Les contrats de droit commun
L’article 7 fait une distinction en énonçant qu’une : “personne domiciliée sur le territoire d’un État membre peut être attraite dans un autre État membre:
a) en matière contractuelle, devant la juridiction du lieu d’exécution de l’obligation qui sert de base à la demande ( OBSD);
b) ( …) ou au lieu d’exécution de l’obligation qui sert de base à la demande qui est:
- pour la vente de marchandises, le lieu d’un État membre où les marchandises ont été ou auraient dû être livrées,
- pour la fourniture de services, le lieu d’un État membre où les services ont été ou auraient dû être fournis“.
Dès lors, il convient de différencier les contrats relevant du a), des contrats de prestation de services ou de marchandises relevant du b).
→ Pour les contrats de services ou de marchandises (b), il faut d’abord qualifier lesdits contrats tout en rappelant qu’il s’agit de qualifications dites autonomes :
- Concernant la vente de marchandises, la CJUE n’a pas donné de définition générale, mais dans un arrêt Car Trim elle a pu qualifier le contrat comme tel en se référant à l’obligation caractéristique de ce dernier qu’est la vente elle-même.
- Concernant le contrat de prestation de service, l’arrêt Falco affirme qu’une telle qualification implique que « la partie qui fournit le service effectue une activité en contrepartie d’une rémunération », tel un contrat d’agence commerciale (arrêt Woodfloor).
- Enfin, concernant le contrat de distribution, l’arrêt de la CJUE Corman-Collins affirme qu’il convient de prendre en compte l’obligation caractéristique du contrat.

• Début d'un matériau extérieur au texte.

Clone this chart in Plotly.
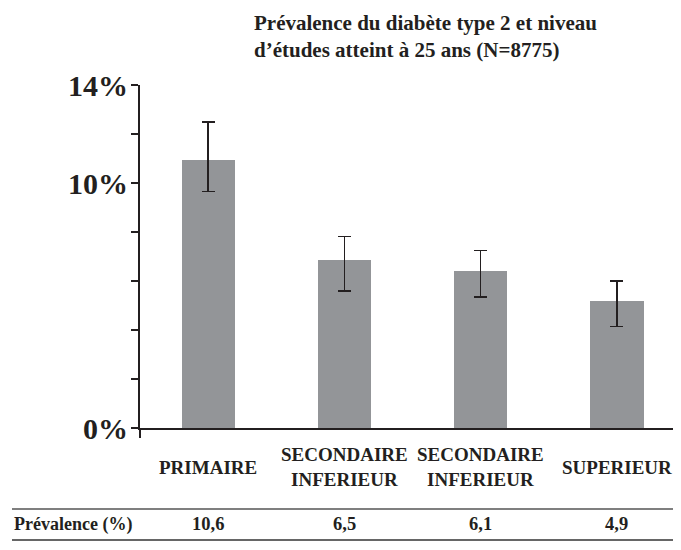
import plotly.graph_objects as go

# Data
categories = ["PRIMAIRE", "SECONDAIRE<br>INFERIEUR", "SECONDAIRE<br>INFERIEUR", "SUPERIEUR"]
bar_values = [10.94, 6.86, 6.41, 5.18]
err_plus = [1.56, 0.95, 0.83, 0.83]
err_minus = [1.28, 1.26, 1.07, 1.04]
table_label = "Prévalence (%)"
table_values = ["10,6", "6,5", "6,1", "4,9"]
y_tickvals = [0, 2, 4, 6, 8, 10, 12, 14]
y_ticktext = ["0%", "", "", "", "", "10%", "", "14%"]
title_lines = ["Prévalence du diabète type 2 et niveau", "d’études atteint à 25 ans (N=8775)"]

FONT = "Liberation Serif, Tinos, 'Times New Roman', 'DejaVu Serif', serif"
TXT = "#231f20"
OFF = 8  # page body offset
W, H = 681 - OFF, 550 - 2 * OFF
L, R, T = 140 - OFF, 0, 85 - OFF
B = H - (428 - OFF)
ph = H - T - B
pw = W - L - R

def py(pix):
    return (H - B - (pix - OFF)) / ph

def px(pix):
    return ((pix - OFF) - L) / pw

xs = list(range(len(categories)))

fig = go.Figure()
fig.add_trace(go.Bar(
    x=xs, y=bar_values, width=0.39,
    marker=dict(color="#939598", line=dict(width=0)),
    error_y=dict(type="data", symmetric=False, array=err_plus, arrayminus=err_minus,
                 color=TXT, thickness=1.6, width=6.5),
    hoverinfo="skip",
))

def f(size):
    return dict(family=FONT, size=size, color=TXT, weight="bold")

annotations = []
for i, c in enumerate(categories):
    annotations.append(dict(x=i, y=py(467), xref="x", yref="paper", text=c,
                            showarrow=False, xanchor="center", yanchor="middle",
                            font=f(19), align="center"))
    annotations.append(dict(x=i, y=py(524), xref="x", yref="paper", text=table_values[i],
                            showarrow=False, xanchor="center", yanchor="middle", font=f(18.5)))
annotations.append(dict(x=px(12), y=py(524), xref="paper", yref="paper", text=table_label,
                        showarrow=False, xanchor="left", yanchor="middle", font=f(18)))
for line, ypix in zip(title_lines, [23, 50]):
    annotations.append(dict(x=px(252), y=py(ypix), xref="paper", yref="paper", text=line,
                            showarrow=False, xanchor="left", yanchor="middle", font=f(21)))

shapes = [
    dict(type="line", xref="paper", yref="paper", x0=px(12), x1=1, y0=py(509), y1=py(509),
         line=dict(color="#555555", width=1.5)),
    dict(type="line", xref="paper", yref="paper", x0=px(12), x1=1, y0=py(540), y1=py(540),
         line=dict(color="#333333", width=1.5)),
    dict(type="line", xref="paper", yref="paper", x0=0, x1=0, y0=0, y1=py(438),
         line=dict(color=TXT, width=2)),
]

fig.update_layout(
    width=W, height=H,
    margin=dict(l=L, r=R, t=T, b=B),
    plot_bgcolor="white", paper_bgcolor="white",
    showlegend=False,
    bargap=0,
    xaxis=dict(range=[-0.5, 3.47], showticklabels=False, ticks="", showgrid=False, zeroline=False,
               showline=True, linecolor=TXT, linewidth=2, fixedrange=True),
    yaxis=dict(range=[0, 14], tickvals=y_tickvals, ticktext=y_ticktext, ticks="outside",
               ticklen=7, tickwidth=2, tickcolor=TXT, showline=True, linecolor=TXT, linewidth=2,
               showgrid=False, zeroline=False,
               tickfont=f(30), ticklabelstandoff=-3),
    annotations=annotations,
    shapes=shapes,
    font=dict(family=FONT, color=TXT),
)
fig.write_html("out.html")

Ensuite, il faut appliquer l’article 7 paragraphe 1 b) : le tribunal compétent est le lieu d’exécution de la prestation caractéristique, et ce, à l’aune des stipulations contractuelles. Parfois il peut y avoir plusieurs lieux possibles, convenant ainsi d’identifier le lieu principal de l’obligation caractéristique, par exemple, le lieu de livraison principal.
→ Si le b) n’est pas applicable, alors il faut revenir au a) de l’article 7 paragraphe 1. Ce dernier affirme que le tribunal compétent est celui où est situé l’OBSD, là aussi en prenant en compte le lieu principal en cas de risque d’éclatement de la compétence des tribunaux (arrêt Shenavai). Pour déterminer l’obligation en question, l’arrêt Tessili affirme qu’il convient d’appliquer la loi qui régit l’obligation litigieuse.
Les contrats spéciaux protégeant la partie faible
Les contrats concernés sont les contrats d’assurance, de travail et de consommation. Il convient d’étudier que le contrat le plus fréquent : le contrat de consommation.
Pour faire jouer les dispositions protectrices du consommateur, il faut vérifier que le contrat entre bien dans le champ d’application de l’article 17 dudit règlement. Autrement dit, il faut (i) qu’il y ait un consommateur au sens de l’article 17, (ii) un contrat, (iii) un contrat visé par l’article 17.
Si tel est le cas, alors le consommateur bénéficiera d’une protection accrue puisqu’il pourra agir devant le tribunal du domicile du défendeur, mais également devant le tribunal de l’État ou il est lui-même domicilié. A l’inverse, le professionnel ne pourra agir que devant le tribunal du domicile du défendeur consommateur.